** Start EXTRACTED MATERIAL **

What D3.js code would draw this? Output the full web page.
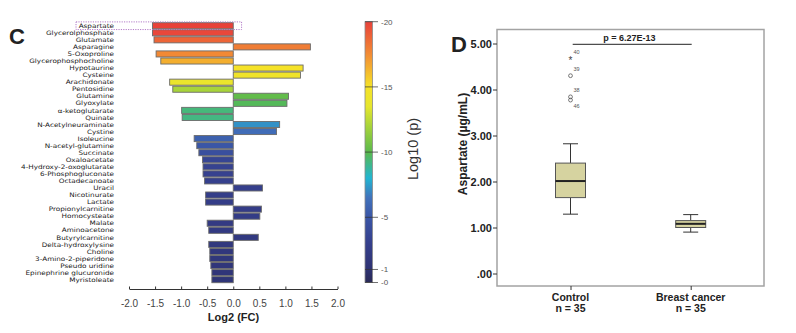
<!DOCTYPE html>
<html><head><meta charset="utf-8">
<script src="https://cdn.jsdelivr.net/npm/d3@7"></script>
<style>body{margin:0;background:#fff}svg{display:block}</style>
</head><body><svg id="c" width="796" height="333"></svg>
<script>
// ---------- Panel C data ----------
const metabolites = ["Aspartate","Glycerolphosphate","Glutamate","Asparagine","5-Oxoproline","Glycerophosphocholine","Hypotaurine","Cysteine","Arachidonate","Pentosidine","Glutamine","Glyoxylate","α-ketoglutarate","Quinate","N-Acetylneuraminate","Cystine","Isoleucine","N-acetyl-glutamine","Succinate","Oxaloacetate","4-Hydroxy-2-oxoglutarate","6-Phosphogluconate","Octadecanoate","Uracil","Nicotinurate","Lactate","Propionylcarnitine","Homocysteate","Malate","Aminoacetone","Butyrylcarnitine","Delta-hydroxylysine","Choline","3-Amino-2-piperidone","Pseudo uridine","Epinephrine glucuronide","Myristoleate"];
const log2FC = [-1.55,-1.55,-1.52,1.48,-1.48,-1.39,1.34,1.29,-1.22,-1.16,1.06,1.03,-0.99,-0.98,0.89,0.83,-0.75,-0.70,-0.66,-0.59,-0.58,-0.58,-0.55,0.56,-0.53,-0.53,0.54,0.51,-0.50,-0.47,0.48,-0.47,-0.45,-0.45,-0.43,-0.41,-0.41];
const log10P = [-20,-19.8,-18.8,-18,-17.6,-16.5,-15,-14.5,-14,-12,-10.2,-9.8,-9.3,-9.2,-7.2,-6.2,-5.6,-5.0,-4.4,-3.5,-3.3,-3.2,-3.1,-3.0,-2.8,-2.7,-2.6,-2.5,-2.3,-2.2,-2.1,-1.9,-1.8,-1.7,-1.6,-1.5,-1.4];
const fcTicks = [-2.0,-1.5,-1.0,-0.5,0.0,0.5,1.0,1.5,2.0];
const pTicks = [-20,-15,-10,-5,-1,0];
const pTickLabels = ["-20","-15","-10","-5","-1","-0"];
const colorStops = [0,-1,-3,-5,-6.5,-8,-10,-12,-13.5,-15,-17.5,-20];
const colorRange = ["#2a2a56","#2e3272","#353f8c","#3a56a6","#4272bb","#22b5d2","#5ab94c","#a8d43a","#e6e62e","#f5e228","#f28c34","#e8413a"];

// ---------- Panel D data ----------
const groups = ["Control","Breast cancer"];
const groupN = ["n = 35","n = 35"];
const q1 = [1.65,1.00];
const median = [2.01,1.08];
const q3 = [2.40,1.15];
const whiskLo = [1.29,0.90];
const whiskHi = [2.82,1.28];
const outlierVals = [4.68,4.30,3.84,3.77];
const outlierIds = ["40","39","38","46"];
const outlierShape = ["star","circle","circle","circle"];
const outlierLabelBelow = [false,false,false,true];
const yTicks = [0,1,2,3,4,5];
const yTickLabels = [".00","1.00","2.00","3.00","4.00","5.00"];
const pText = "p = 6.27E-13";

const svg = d3.select("#c");
const color = d3.scaleLinear().domain(colorStops).range(colorRange).clamp(true);
const FONT = "Liberation Sans, Arial, sans-serif";

// ===== Panel C =====
const x = d3.scaleLinear().domain([-2,2]).range([129,337.5]);
const y = d3.scaleBand().domain(metabolites).range([22.2,283.2]).paddingInner(0.14).paddingOuter(0.07);

svg.append("text").attr("x",9).attr("y",44).attr("font-family",FONT)
  .attr("font-weight","bold").attr("font-size",22).attr("fill","#222").text("C");

const gC = svg.append("g");
gC.selectAll("rect.bar").data(metabolites).join("rect").attr("class","bar")
  .attr("x",(d,i)=>Math.min(x(0),x(log2FC[i])))
  .attr("width",(d,i)=>Math.abs(x(log2FC[i])-x(0)))
  .attr("y",d=>y(d)).attr("height",y.bandwidth())
  .attr("fill",(d,i)=>color(log10P[i])).attr("stroke","#6b6b6b").attr("stroke-width",0.9);

const sx = 1.2;
const gLab = svg.append("g").attr("transform",`scale(${sx},1)`);
gLab.selectAll("text.lab").data(metabolites).join("text").attr("class","lab")
  .attr("x",114/sx).attr("y",d=>y(d)+y.bandwidth()/2).attr("dy","0.36em")
  .attr("text-anchor","end").attr("font-family","DejaVu Sans, sans-serif")
  .attr("font-size",6.05).attr("fill","#222").text(d=>d);

// dotted highlight box
gC.append("rect").attr("x",76).attr("y",y("Aspartate")-0.8).attr("width",x(0.16)-76).attr("height",y.bandwidth()+1.6)
  .attr("fill","none").attr("stroke","#b27cc8").attr("stroke-width",1).attr("stroke-dasharray","1.2,1.2");

// x axis
const xAxis = d3.axisBottom(x).tickValues(fcTicks).tickSize(0).tickFormat(d3.format(".1f"));
const gx = svg.append("g").attr("transform","translate(0,289)").call(xAxis);
gx.select(".domain").attr("stroke","#333").attr("stroke-width",1.2);
gx.selectAll(".tick text").attr("font-family",FONT).attr("font-size",10)
  .attr("fill","#444").attr("y",11).text(d=>d3.format(".1f")(d).replace("−","-"));
gx.selectAll(".tick").append("line").attr("y1",0).attr("y2",-2.5).attr("stroke","#333");
svg.append("text").attr("x",233.5).attr("y",321).attr("text-anchor","middle")
  .attr("font-family",FONT).attr("font-weight","bold").attr("font-size",11)
  .attr("fill","#222").text("Log2 (FC)");

// colorbar
const cbY = d3.scaleLinear().domain([-20,0]).range([21.7,282.5]);
const defs = svg.append("defs");
const grad = defs.append("linearGradient").attr("id","cb").attr("x1",0).attr("y1",0).attr("x2",0).attr("y2",1);
d3.range(0,41).forEach(k=>{
  const v = -20 + k*0.5;
  grad.append("stop").attr("offset",(k/40)).attr("stop-color",color(v));
});
svg.append("rect").attr("x",365).attr("y",cbY(-20)).attr("width",7.5).attr("height",cbY(0)-cbY(-20))
  .attr("fill","url(#cb)").attr("stroke","#8a8a8a").attr("stroke-width",0.8);
const gcb = svg.append("g");
gcb.selectAll("line").data(pTicks).join("line").attr("x1",365).attr("x2",378)
  .attr("y1",d=>cbY(d)).attr("y2",d=>cbY(d)).attr("stroke","#333").attr("stroke-width",0.7);
gcb.selectAll("text").data(pTicks).join("text").attr("x",381).attr("y",d=>cbY(d)).attr("dy","0.35em")
  .attr("font-family",FONT).attr("font-size",8).attr("fill","#555")
  .text((d,i)=>pTickLabels[i]);
svg.append("text").attr("transform","translate(418,149) rotate(-90)").attr("text-anchor","middle")
  .attr("font-family",FONT).attr("font-size",14.5).attr("fill","#333").text("Log10 (p)");

// ===== Panel D =====
const yD = d3.scaleLinear().domain([0,5]).range([273.5,43.5]);
const xD = d3.scalePoint().domain(groups).range([570.5,690.7]);
const bw = 30;

svg.append("text").attr("x",451).attr("y",52).attr("font-family",FONT)
  .attr("font-weight","bold").attr("font-size",22).attr("fill","#222").text("D");

svg.append("rect").attr("x",497).attr("y",29.5).attr("width",267).attr("height",256.5)
  .attr("fill","none").attr("stroke","#a3a3a3").attr("stroke-width",1.5);

const yAx = d3.axisLeft(yD).tickValues(yTicks).tickSize(4).tickPadding(1).tickFormat(d=>yTickLabels[yTicks.indexOf(d)]);
const gy = svg.append("g").attr("transform","translate(497,0)").call(yAx);
gy.select(".domain").remove();
gy.selectAll(".tick line").attr("stroke","#333");
gy.selectAll(".tick text").attr("font-family",FONT).attr("font-weight","bold")
  .attr("font-size",11).attr("fill","#222");

svg.append("text").attr("transform","translate(467,144) rotate(-90)").attr("text-anchor","middle")
  .attr("font-family",FONT).attr("font-weight","bold").attr("font-size",12)
  .attr("fill","#222").text("Aspartate (µg/mL)");

const gxD = svg.append("g").attr("transform","translate(0,286)").call(d3.axisBottom(xD).tickSize(4).tickFormat(""));
gxD.select(".domain").remove();
gxD.selectAll(".tick line").attr("stroke","#333");
groups.forEach((g,i)=>{
  svg.append("text").attr("x",xD(g)).attr("y",300.5).attr("text-anchor","middle")
    .attr("font-family",FONT).attr("font-weight","bold").attr("font-size",10.5)
    .attr("fill","#222").text(g);
  svg.append("text").attr("x",xD(g)).attr("y",311.5).attr("text-anchor","middle")
    .attr("font-family",FONT).attr("font-weight","bold").attr("font-size",10.5)
    .attr("fill","#222").text(groupN[i]);
});

const gb = svg.append("g");
groups.forEach((g,i)=>{
  const cx = xD(g);
  gb.append("line").attr("x1",cx).attr("x2",cx).attr("y1",yD(whiskHi[i])).attr("y2",yD(q3[i])).attr("stroke","#333");
  gb.append("line").attr("x1",cx).attr("x2",cx).attr("y1",yD(q1[i])).attr("y2",yD(whiskLo[i])).attr("stroke","#333");
  gb.append("line").attr("x1",cx-bw/4).attr("x2",cx+bw/4).attr("y1",yD(whiskHi[i])).attr("y2",yD(whiskHi[i])).attr("stroke","#333");
  gb.append("line").attr("x1",cx-bw/4).attr("x2",cx+bw/4).attr("y1",yD(whiskLo[i])).attr("y2",yD(whiskLo[i])).attr("stroke","#333");
  gb.append("rect").attr("x",cx-bw/2).attr("width",bw).attr("y",yD(q3[i])).attr("height",yD(q1[i])-yD(q3[i]))
    .attr("fill","#d6d3a0").attr("stroke","#555").attr("stroke-width",1);
  gb.append("line").attr("x1",cx-bw/2).attr("x2",cx+bw/2).attr("y1",yD(median[i])).attr("y2",yD(median[i]))
    .attr("stroke","#222").attr("stroke-width",2);
});

// outliers (Control)
const ox = xD("Control");
outlierVals.forEach((v,i)=>{
  if(outlierShape[i]==="star"){
    gb.append("text").attr("x",ox).attr("y",yD(v)).attr("dy","0.55em").attr("text-anchor","middle")
      .attr("font-family",FONT).attr("font-size",10).attr("fill","#444").text("*");
  } else {
    gb.append("circle").attr("cx",ox).attr("cy",yD(v)).attr("r",1.9).attr("fill","none").attr("stroke","#555").attr("stroke-width",0.8);
  }
  gb.append("text").attr("x",ox+3).attr("y",outlierLabelBelow[i] ? yD(v)+8 : yD(v)-4.5).attr("font-family",FONT)
    .attr("font-size",5.5).attr("fill","#555").text(outlierIds[i]);
});

// significance bar
svg.append("line").attr("x1",572.7).attr("x2",691.7).attr("y1",44.3).attr("y2",44.3).attr("stroke","#222").attr("stroke-width",1);
svg.append("text").attr("x",629.5).attr("y",41).attr("text-anchor","middle")
  .attr("font-family",FONT).attr("font-weight","bold").attr("font-size",9)
  .attr("fill","#222").text(pText);
</script></body></html>
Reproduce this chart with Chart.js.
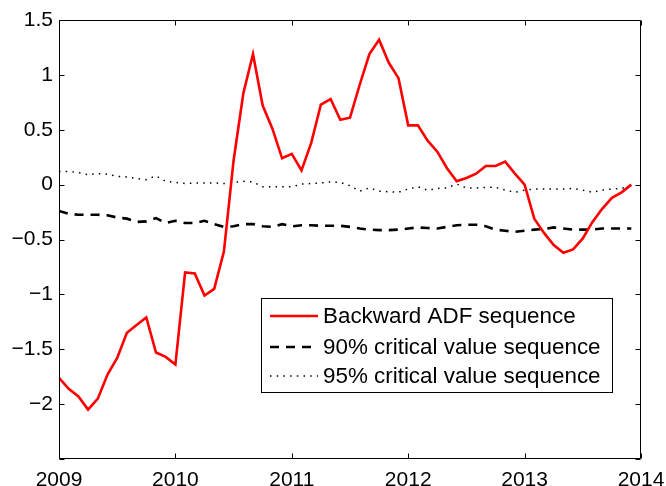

** End EXTRACTED MATERIAL **

- **WHAT IS EXPECTED**: From the data, collect all lines where the string "this" appears.

- **RESPONSE TO THE TASK**:
What D3.js code would draw this? Output the full web page.
Reproduce this chart with Chart.js.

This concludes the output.